→ **Task statement**
Exactly retype the lines from the top of the data through the line containing "import * as", leaving out every picture.

→ **Provided data**
— BEGIN —

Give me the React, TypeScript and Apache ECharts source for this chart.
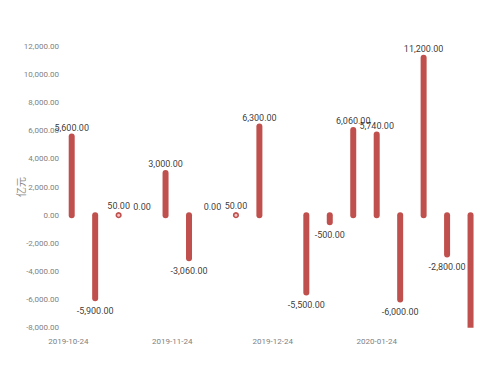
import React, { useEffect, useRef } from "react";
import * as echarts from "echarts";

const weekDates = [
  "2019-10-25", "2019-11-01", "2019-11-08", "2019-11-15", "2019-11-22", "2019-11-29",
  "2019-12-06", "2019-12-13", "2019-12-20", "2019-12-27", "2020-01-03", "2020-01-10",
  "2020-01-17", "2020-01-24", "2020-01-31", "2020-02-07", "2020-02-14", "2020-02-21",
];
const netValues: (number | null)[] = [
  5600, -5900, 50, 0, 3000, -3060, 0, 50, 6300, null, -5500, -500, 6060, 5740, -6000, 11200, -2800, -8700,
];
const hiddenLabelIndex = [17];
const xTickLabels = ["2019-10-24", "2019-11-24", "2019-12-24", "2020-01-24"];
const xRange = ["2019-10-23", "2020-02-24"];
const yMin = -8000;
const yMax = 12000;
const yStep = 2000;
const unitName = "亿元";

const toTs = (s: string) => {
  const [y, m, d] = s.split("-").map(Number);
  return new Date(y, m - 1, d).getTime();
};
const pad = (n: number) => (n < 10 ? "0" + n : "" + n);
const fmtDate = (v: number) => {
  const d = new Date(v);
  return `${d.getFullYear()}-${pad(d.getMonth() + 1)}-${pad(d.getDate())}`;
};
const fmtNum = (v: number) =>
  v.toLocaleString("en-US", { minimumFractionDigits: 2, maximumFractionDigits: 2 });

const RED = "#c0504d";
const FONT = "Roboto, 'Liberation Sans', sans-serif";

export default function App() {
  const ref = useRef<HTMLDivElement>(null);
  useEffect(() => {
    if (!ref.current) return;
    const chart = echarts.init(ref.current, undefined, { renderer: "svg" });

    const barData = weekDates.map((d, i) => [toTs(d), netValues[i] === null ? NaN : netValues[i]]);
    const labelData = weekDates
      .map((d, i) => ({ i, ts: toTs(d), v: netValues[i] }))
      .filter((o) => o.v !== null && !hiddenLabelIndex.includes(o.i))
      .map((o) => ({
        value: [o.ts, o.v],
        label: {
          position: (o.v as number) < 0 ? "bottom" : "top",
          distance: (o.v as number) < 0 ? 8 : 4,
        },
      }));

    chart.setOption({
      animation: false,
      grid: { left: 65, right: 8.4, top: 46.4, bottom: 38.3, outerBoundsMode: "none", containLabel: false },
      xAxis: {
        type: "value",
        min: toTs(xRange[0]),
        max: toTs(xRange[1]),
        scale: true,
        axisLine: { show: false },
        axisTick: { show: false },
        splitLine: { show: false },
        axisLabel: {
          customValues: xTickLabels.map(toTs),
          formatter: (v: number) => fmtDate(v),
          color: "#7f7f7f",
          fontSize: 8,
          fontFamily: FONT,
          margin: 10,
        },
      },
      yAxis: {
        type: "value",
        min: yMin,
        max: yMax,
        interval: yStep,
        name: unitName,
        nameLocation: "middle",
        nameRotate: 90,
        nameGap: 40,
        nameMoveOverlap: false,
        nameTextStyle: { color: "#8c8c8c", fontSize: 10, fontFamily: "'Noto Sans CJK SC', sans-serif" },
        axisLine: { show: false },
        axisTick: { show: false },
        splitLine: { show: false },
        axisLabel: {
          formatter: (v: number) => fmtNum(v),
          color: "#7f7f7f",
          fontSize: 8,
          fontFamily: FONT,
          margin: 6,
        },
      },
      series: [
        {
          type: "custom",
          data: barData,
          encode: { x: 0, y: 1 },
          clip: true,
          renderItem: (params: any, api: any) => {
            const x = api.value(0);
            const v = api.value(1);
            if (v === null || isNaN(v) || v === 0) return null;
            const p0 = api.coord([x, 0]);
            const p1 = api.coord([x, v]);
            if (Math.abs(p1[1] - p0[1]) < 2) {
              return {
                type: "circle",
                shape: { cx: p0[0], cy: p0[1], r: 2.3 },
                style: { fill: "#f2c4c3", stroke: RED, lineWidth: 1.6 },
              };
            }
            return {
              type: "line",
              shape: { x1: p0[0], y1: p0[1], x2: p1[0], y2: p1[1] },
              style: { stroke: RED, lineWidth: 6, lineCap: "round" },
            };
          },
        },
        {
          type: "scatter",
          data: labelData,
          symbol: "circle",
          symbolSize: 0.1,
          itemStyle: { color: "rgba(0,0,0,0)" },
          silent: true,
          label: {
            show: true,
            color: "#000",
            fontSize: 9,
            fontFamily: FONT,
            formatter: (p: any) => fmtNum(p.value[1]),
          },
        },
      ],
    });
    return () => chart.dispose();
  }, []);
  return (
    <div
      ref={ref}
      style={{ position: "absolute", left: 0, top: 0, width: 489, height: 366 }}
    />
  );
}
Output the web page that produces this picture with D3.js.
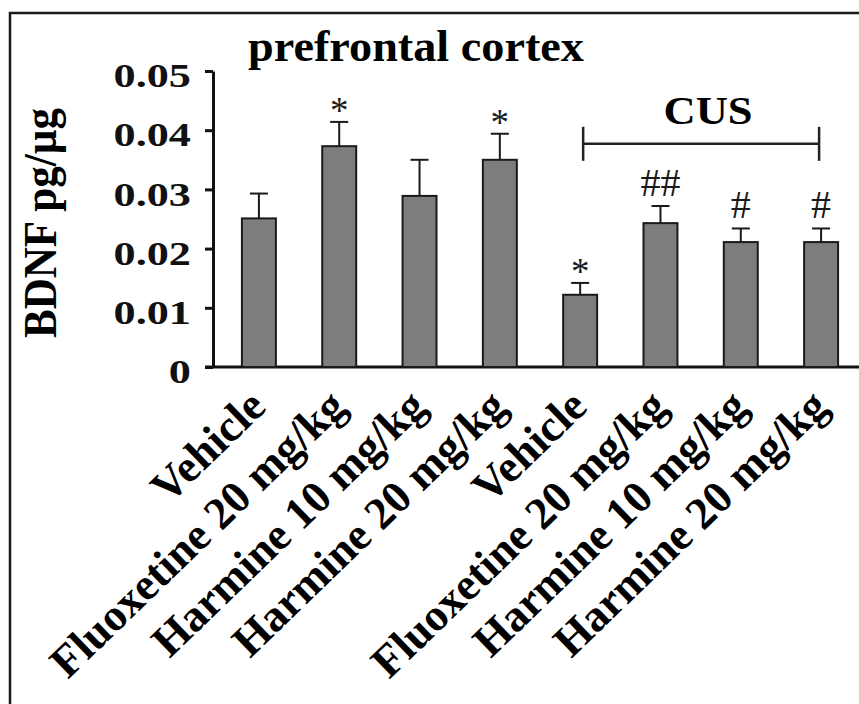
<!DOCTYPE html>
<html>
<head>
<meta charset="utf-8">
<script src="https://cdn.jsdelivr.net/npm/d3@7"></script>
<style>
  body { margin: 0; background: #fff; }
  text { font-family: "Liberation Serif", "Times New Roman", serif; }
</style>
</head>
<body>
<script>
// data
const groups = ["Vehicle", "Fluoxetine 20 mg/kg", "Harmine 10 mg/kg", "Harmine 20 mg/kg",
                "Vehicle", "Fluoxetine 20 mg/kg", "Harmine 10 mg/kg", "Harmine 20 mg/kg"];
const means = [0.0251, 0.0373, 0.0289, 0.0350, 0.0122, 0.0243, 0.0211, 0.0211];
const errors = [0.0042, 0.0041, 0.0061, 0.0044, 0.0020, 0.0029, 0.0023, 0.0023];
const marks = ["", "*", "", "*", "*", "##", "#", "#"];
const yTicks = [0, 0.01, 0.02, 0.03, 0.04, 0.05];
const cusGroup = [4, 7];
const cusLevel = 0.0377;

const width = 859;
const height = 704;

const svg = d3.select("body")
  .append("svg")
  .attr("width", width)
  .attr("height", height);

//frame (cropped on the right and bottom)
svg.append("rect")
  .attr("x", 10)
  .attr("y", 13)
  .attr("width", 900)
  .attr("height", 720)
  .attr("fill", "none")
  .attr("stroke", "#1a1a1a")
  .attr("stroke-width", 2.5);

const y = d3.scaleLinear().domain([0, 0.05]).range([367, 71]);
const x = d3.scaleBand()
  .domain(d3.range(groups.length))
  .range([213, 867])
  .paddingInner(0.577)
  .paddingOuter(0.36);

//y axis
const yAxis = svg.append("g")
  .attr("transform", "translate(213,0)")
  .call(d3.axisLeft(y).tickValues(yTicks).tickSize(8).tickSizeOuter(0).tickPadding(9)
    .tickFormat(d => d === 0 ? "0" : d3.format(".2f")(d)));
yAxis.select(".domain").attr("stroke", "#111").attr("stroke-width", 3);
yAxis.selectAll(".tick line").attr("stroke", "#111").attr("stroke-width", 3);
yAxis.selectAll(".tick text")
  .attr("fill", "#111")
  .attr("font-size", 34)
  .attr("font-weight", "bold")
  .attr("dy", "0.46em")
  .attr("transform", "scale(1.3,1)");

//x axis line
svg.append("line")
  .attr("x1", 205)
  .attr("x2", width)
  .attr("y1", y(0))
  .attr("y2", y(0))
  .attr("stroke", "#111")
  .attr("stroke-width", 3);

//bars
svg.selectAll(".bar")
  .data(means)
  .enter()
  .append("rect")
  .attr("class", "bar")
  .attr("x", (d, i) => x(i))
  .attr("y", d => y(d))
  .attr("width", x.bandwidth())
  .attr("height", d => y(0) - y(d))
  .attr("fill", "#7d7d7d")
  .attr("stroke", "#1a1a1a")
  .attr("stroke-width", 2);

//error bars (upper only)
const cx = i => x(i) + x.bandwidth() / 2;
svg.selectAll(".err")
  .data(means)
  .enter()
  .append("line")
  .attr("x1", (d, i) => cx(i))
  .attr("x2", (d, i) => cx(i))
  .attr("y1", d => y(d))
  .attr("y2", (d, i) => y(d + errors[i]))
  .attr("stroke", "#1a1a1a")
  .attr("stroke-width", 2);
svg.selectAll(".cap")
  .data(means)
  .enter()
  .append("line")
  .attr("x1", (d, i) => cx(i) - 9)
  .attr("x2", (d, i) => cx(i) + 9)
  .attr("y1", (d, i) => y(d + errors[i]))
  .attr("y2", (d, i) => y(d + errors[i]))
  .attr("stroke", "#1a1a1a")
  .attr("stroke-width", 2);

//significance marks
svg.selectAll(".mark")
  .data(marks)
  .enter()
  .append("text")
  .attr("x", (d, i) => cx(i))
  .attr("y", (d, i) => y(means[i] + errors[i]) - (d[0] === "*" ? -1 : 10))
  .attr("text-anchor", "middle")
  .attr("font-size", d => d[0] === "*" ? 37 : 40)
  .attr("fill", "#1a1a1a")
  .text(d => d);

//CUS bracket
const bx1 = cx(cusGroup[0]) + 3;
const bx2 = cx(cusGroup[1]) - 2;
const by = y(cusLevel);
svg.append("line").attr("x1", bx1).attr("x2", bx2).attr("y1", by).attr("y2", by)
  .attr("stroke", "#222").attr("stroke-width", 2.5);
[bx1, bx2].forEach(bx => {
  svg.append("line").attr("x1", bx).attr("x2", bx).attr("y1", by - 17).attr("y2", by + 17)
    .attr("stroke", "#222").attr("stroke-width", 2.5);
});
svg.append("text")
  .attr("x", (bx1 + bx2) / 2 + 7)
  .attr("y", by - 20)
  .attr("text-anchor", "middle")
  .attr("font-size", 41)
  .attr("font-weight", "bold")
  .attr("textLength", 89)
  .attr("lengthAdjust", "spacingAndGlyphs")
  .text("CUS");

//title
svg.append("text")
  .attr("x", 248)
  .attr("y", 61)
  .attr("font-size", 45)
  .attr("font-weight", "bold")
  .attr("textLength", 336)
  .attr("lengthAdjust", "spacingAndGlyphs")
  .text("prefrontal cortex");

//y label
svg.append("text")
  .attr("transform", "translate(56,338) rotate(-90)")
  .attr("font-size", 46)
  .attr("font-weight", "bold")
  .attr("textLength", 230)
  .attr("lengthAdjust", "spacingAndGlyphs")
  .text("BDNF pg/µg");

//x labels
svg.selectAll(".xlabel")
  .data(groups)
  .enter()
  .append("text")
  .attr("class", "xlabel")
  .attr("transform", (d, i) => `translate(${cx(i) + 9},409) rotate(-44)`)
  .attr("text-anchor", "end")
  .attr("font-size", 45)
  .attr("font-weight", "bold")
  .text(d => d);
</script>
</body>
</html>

— END —

→ **The output**
Give me the React, TypeScript and Apache ECharts source for this chart.
import React, { useEffect, useRef } from "react";
import * as echarts from "echarts";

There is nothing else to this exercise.